Task brief:
Copy the lines of the data below exactly, starting at the first and stopping after the line that contains "plt.rcParams['font.family'] = ['Liberation"; include no pictures.

#####

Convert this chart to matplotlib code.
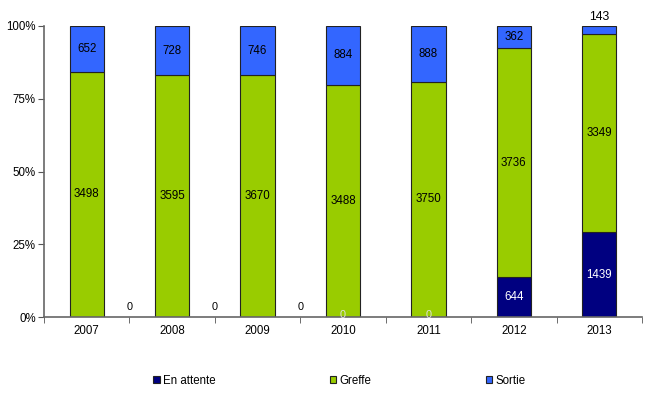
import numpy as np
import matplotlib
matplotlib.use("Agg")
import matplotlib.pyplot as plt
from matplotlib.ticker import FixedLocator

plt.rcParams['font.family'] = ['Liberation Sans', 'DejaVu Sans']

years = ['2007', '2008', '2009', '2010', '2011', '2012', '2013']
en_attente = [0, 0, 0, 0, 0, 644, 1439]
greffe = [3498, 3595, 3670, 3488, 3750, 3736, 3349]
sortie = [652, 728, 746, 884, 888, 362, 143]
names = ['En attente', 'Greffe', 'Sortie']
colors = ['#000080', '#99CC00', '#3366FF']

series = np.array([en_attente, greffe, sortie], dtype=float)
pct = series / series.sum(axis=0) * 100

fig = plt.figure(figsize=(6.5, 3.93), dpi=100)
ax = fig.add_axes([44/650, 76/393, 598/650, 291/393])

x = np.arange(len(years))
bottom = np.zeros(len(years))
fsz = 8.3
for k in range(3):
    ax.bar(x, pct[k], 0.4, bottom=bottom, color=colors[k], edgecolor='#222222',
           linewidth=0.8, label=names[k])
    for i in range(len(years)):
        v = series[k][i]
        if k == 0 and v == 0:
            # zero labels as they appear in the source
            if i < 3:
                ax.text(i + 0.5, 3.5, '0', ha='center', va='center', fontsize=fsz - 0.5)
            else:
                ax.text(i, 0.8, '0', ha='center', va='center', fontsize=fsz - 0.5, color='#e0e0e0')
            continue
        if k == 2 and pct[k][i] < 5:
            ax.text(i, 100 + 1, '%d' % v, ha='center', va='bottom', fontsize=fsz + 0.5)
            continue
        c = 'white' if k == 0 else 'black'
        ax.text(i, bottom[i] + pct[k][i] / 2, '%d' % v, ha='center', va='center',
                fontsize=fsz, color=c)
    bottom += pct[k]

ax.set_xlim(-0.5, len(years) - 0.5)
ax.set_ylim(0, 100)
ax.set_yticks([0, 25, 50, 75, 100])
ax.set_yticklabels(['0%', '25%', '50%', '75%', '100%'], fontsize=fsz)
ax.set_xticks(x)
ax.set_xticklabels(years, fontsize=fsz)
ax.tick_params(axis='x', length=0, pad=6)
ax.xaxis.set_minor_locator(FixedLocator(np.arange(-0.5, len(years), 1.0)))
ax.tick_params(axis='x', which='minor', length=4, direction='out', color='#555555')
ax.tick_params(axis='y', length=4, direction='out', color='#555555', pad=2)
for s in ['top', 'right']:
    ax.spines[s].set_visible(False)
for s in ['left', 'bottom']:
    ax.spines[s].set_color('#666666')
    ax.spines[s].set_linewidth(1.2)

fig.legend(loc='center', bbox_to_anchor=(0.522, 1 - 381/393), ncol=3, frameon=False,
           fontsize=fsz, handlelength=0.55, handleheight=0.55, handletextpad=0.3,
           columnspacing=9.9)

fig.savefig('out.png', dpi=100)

#####

Solution for this problem:
Convert this chart to matplotlib code.
import numpy as np
import matplotlib
matplotlib.use("Agg")
import matplotlib.pyplot as plt
from matplotlib.ticker import FixedLocator

plt.rcParams['font.family'] = ['Liberation Sans', 'DejaVu Sans']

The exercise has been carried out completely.